Face transplants a success

Updated: 12:17, Friday, 22 August 2008

Two facial transplants have proved highly successful two years on, opening the way for wider use of the procedure.

1 of 1Isabelle Dinoire - First face transplant
Isabelle Dinoire - First face transplant

Two facial transplants - one on a Chinese man who had half his face ripped off by a bear - have proved highly successful two years on, opening the way for wider use of the procedure, studies released today report.

The operations in China and France are among a handful that have pioneered the use of donor tissue to repair severe disfigurement of the face caused by burns, tumours, malformations or trauma, such as car crashes.

Despite some complications, both patients regained most normal physical functions, and enjoyed huge psychological benefits as well.

Both studies were published in the British medical journal The Lancet.

A team led by Shuzhong Guo of the Institute of Plastic Surgery at Xijing Hospital in Xian, China, reported on the case of a 30-year-old man, Li Guoxing, who was mauled by a bear in October 2004.

The transplant took place in April 2006 and included the connection of arteries and veins, and repair of the nose, lip and sinuses.

The farmer, who was attacked while looking for a stray sheep, experienced three acute episodes during which his immune system tried to reject the tissue, but doctors managed to control them with the use of steroids and drugs.

In the second case, a 29-year-old man in France with a facial tumour called a neurofibroma, caused by a genetic disorder, underwent surgery in January 2007.

The tumour was so massive and hideous that the man could neither eat or speak properly, and was socially isolated.
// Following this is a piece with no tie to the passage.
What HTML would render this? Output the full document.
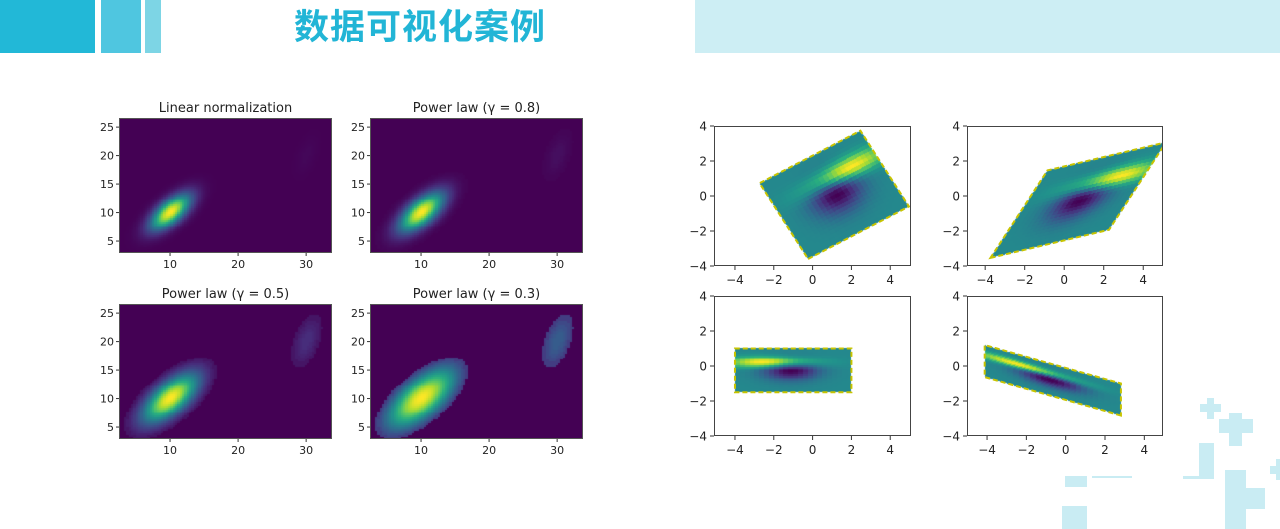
<!DOCTYPE html>
<html><head><meta charset="utf-8">
<style>
html,body{margin:0;padding:0;background:#fff;}
#root{position:relative;width:1280px;height:529px;overflow:hidden;font-family:"DejaVu Sans","Liberation Sans",sans-serif;}
canvas{position:absolute;}
svg{position:absolute;left:0;top:0;}
.hdr{position:absolute;}
</style></head>
<body>
<div id="root">
  <div class="hdr" style="left:0;top:0;width:95px;height:53px;background:#22b8d7"></div>
  <div class="hdr" style="left:101px;top:0;width:40px;height:53px;background:#4fc6e0"></div>
  <div class="hdr" style="left:145px;top:0;width:16px;height:53px;background:#7dd5e5"></div>
  <div class="hdr" style="left:695px;top:0;width:585px;height:53px;background:#cdeef4"></div>
  <div class="hdr" style="left:240px;top:4px;width:360px;text-align:center;font:bold 35px 'Liberation Sans','Noto Sans CJK SC',sans-serif;color:#22b5d6;line-height:48px;letter-spacing:1px">数据可视化案例</div>
  <div id="deco"></div>
  <div id="canvases"></div>
  <svg id="svg" width="1280" height="529"></svg>
</div>
<script>
// ---------- data ----------
const histTitles = ["Linear normalization","Power law (\u03b3 = 0.8)","Power law (\u03b3 = 0.5)","Power law (\u03b3 = 0.3)"];
const histGammas = [1.0, 0.8, 0.5, 0.3];
const blobCenters = [[10,10],[30,20]];
const blobSigmas = [[2.0,2.1],[1.2,2.5]];
const blobRho = [0.66, 0.5];
const blobPeaks = [320, 6];
const histXTicks = [10,20,30];
const histYTicks = [5,10,15,20,25];
const affineNames = ["rotate","skew","scale","combined"];
const affineMatrices = [[0.866,-0.5,0.5,0.866,0,0],[1,0.577,0.268,1,0,0],[-1,0,0,0.5,0,0],[-1.155,0,0.366,0.366,0.5,-1]];
const affineExtent = [-2,4,-3,2];
const gaussA = [0,0,1.0,1.0];   // mux, muy, sx, sy
const gaussB = [1,1,1.5,0.5];
const affTicks = [-4,-2,0,2,4];

// ---------- helpers ----------
const VIR=[[68,1,84],[71,45,123],[59,82,139],[44,114,142],[33,145,140],[40,174,128],[94,201,98],[173,220,48],[253,231,37]];
function vir(t){t=Math.max(0,Math.min(1,t));const p=t*8,i=Math.min(7,Math.floor(p)),f=p-i;const a=VIR[i],b=VIR[i+1];return [a[0]+(b[0]-a[0])*f,a[1]+(b[1]-a[1])*f,a[2]+(b[2]-a[2])*f];}
const svg=document.getElementById('svg');const NS='http://www.w3.org/2000/svg';
function el(tag,attrs,parent){const e=document.createElementNS(NS,tag);for(const k in attrs)e.setAttribute(k,attrs[k]);(parent||svg).appendChild(e);return e;}
function txt(x,y,s,size,anchor,name){const t=el('text',{x:x,y:y,'font-size':size,'text-anchor':anchor,fill:'#222','font-family':'"DejaVu Sans","Liberation Sans",sans-serif'});t.textContent=s;

return t;}
function mkCanvas(x,y,w,h,name){const c=document.createElement('canvas');c.width=w;c.height=h;c.style.left=x+'px';c.style.top=y+'px';


document.getElementById('canvases').appendChild(c);return c;}

// ---------- histograms ----------
const histBoxes=[[119,118,213,135],[370,118,213,135],[119,304,213,135],[370,304,213,135]];
const hxl=[2.5,33.8], hyl=[2.9,26.6];
const NBX=92, NBY=70;
function expected(x,y){let c=0;for(let k=0;k<blobCenters.length;k++){const dx=(x-blobCenters[k][0])/blobSigmas[k][0],dy=(y-blobCenters[k][1])/blobSigmas[k][1],r=blobRho[k];const q=(dx*dx-2*r*dx*dy+dy*dy)/(1-r*r);c+=blobPeaks[k]*Math.exp(-q/2);}return c;}
const counts=[];let cmax=0;
for(let j=0;j<NBY;j++){counts.push([]);for(let i=0;i<NBX;i++){const x=hxl[0]+(i+0.5)*(hxl[1]-hxl[0])/NBX,y=hyl[0]+(j+0.5)*(hyl[1]-hyl[0])/NBY;let c=Math.floor(expected(x,y));counts[j].push(c);if(c>cmax)cmax=c;}}
histBoxes.forEach((b,k)=>{
  const [X,Y,W,H]=b;const cv=mkCanvas(X,Y,W,H,'hist-image-'+(k+1));const ctx=cv.getContext('2d');const img=ctx.createImageData(W,H);
  for(let py=0;py<H;py++)for(let px=0;px<W;px++){const i=Math.floor(px/W*NBX),j=Math.floor((H-1-py)/H*NBY);const c=counts[j][i];const t=c<=0?0:Math.pow(c/cmax,histGammas[k]);const col=vir(t);const o=(py*W+px)*4;img.data[o]=col[0];img.data[o+1]=col[1];img.data[o+2]=col[2];img.data[o+3]=255;}
  ctx.putImageData(img,0,0);
  const g=el('g',{});
  
  el('rect',{x:X+0.5,y:Y+0.5,width:W-1,height:H-1,fill:'none',stroke:'#555','stroke-width':1},g);
  const sx=v=>X+(v-hxl[0])/(hxl[1]-hxl[0])*W, sy=v=>Y+H-(v-hyl[0])/(hyl[1]-hyl[0])*H;
  histXTicks.forEach(v=>{el('line',{x1:sx(v),x2:sx(v),y1:Y+H,y2:Y+H+3,stroke:'#333'},g);txt(sx(v),Y+H+15,String(v),11,'middle','x-tick-label');});
  histYTicks.forEach(v=>{el('line',{x1:X-3,x2:X,y1:sy(v),y2:sy(v),stroke:'#333'},g);txt(X-5,sy(v)+4,String(v),11,'end','y-tick-label');});
  txt(X+W/2,Y-6,histTitles[k],13,'middle','hist-title-'+(k+1));
});

// ---------- affine images ----------
const affBoxes=[[714,126,197,140],[967,126,196,140],[714,296,197,140],[967,296,196,140]];
const affX=[[-5.08,5.07],[-4.92,5.0],[-5.08,5.07],[-5.02,4.95]];
const affY=[-4,4];
const NG=24;
function bvn(X,Y,p){const dx=(X-p[0])/p[2],dy=(Y-p[1])/p[3];return Math.exp(-(dx*dx+dy*dy)/2)/(2*Math.PI*p[2]*p[3]);}
const Z=[];let zmin=1e9,zmax=-1e9;
for(let j=0;j<NG;j++){Z.push([]);for(let i=0;i<NG;i++){const X=-3+0.25*i,Y=-3+0.25*j;const z=bvn(X,Y,gaussB)-bvn(X,Y,gaussA);Z[j].push(z);zmin=Math.min(zmin,z);zmax=Math.max(zmax,z);}}
affBoxes.forEach((b,k)=>{
  const [X,Y,W,H]=b;const [a,bb,c,d,e,f]=affineMatrices[k];const det=a*d-bb*c;
  const xl=affX[k];
  const cv=mkCanvas(X,Y,W,H,'affine-image-'+affineNames[k]);const ctx=cv.getContext('2d');const img=ctx.createImageData(W,H);
  for(let py=0;py<H;py++)for(let px=0;px<W;px++){const x=xl[0]+(px+0.5)/W*(xl[1]-xl[0]),y=affY[1]-(py+0.5)/H*(affY[1]-affY[0]);const xx=x-e,yy=y-f;const u=(d*xx-bb*yy)/det,v=(-c*xx+a*yy)/det;const o=(py*W+px)*4;
    if(u<affineExtent[0]||u>affineExtent[1]||v<affineExtent[2]||v>affineExtent[3]){img.data[o]=255;img.data[o+1]=255;img.data[o+2]=255;img.data[o+3]=255;continue;}
    const i=Math.min(NG-1,Math.floor((u-affineExtent[0])/0.25)),j=Math.min(NG-1,Math.floor((v-affineExtent[2])/((affineExtent[3]-affineExtent[2])/NG)));
    const col=vir((Z[j][i]-zmin)/(zmax-zmin));img.data[o]=col[0];img.data[o+1]=col[1];img.data[o+2]=col[2];img.data[o+3]=255;}
  ctx.putImageData(img,0,0);
  const sx=v=>X+(v-xl[0])/(xl[1]-xl[0])*W, sy=v=>Y+H-(v-affY[0])/(affY[1]-affY[0])*H;
  const g=el('g',{});
  
  const cl=el('clipPath',{id:'clip'+k},g);el('rect',{x:X,y:Y,width:W,height:H},cl);
  const ex=affineExtent;const corners=[[ex[0],ex[2]],[ex[1],ex[2]],[ex[1],ex[3]],[ex[0],ex[3]]].map(p=>[sx(a*p[0]+bb*p[1]+e),sy(c*p[0]+d*p[1]+f)]);
  const pth=el('polygon',{points:corners.map(p=>p.join(',')).join(' '),fill:'none',stroke:'#c8c400','stroke-width':2,'stroke-dasharray':'5,3','clip-path':'url(#clip'+k+')'},g);
  
  
  el('rect',{x:X+0.5,y:Y+0.5,width:W-1,height:H-1,fill:'none',stroke:'#444','stroke-width':1},g);
  affTicks.forEach(v=>{el('line',{x1:sx(v),x2:sx(v),y1:Y+H,y2:Y+H+4,stroke:'#333'},g);txt(sx(v),Y+H+18,v<0?'\u2212'+(-v):String(v),12,'middle','x-tick-label');});
  affTicks.forEach(v=>{el('line',{x1:X-4,x2:X,y1:sy(v),y2:sy(v),stroke:'#333'},g);txt(X-7,sy(v)+4.5,v<0?'\u2212'+(-v):String(v),12,'end','y-tick-label');});
});

// ---------- decoration ----------
const decoRects=[[1200,404,21,8],[1207,398,7,21],[1219,419,34,14],[1229,413,13,33],[1199,443,15,36],[1183,476,30,3],[1092,476,40,2],[1065,476,22,11],[1062,506,25,23],[1225,470,21,59],[1246,488,19,21],[1270,466,10,8],[1276,459,4,21]];
const deco=document.getElementById('deco');
decoRects.forEach(r=>{const d=document.createElement('div');d.style.cssText='position:absolute;left:'+r[0]+'px;top:'+r[1]+'px;width:'+r[2]+'px;height:'+r[3]+'px;background:#c9ecf3';


deco.appendChild(d);});
</script>
</body></html>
The Frenchman's immune system also flared up, but treatment overcame both rejection episodes. One year after surgery, sensation and motor function had returned to the transplanted tissue.

Less then 13 months after the transplant, the man was working fulltime and considered himself to be fully integrated into society.

French woman Isabelle Dinoire became the first person in the world to receive a face transplant in 2005.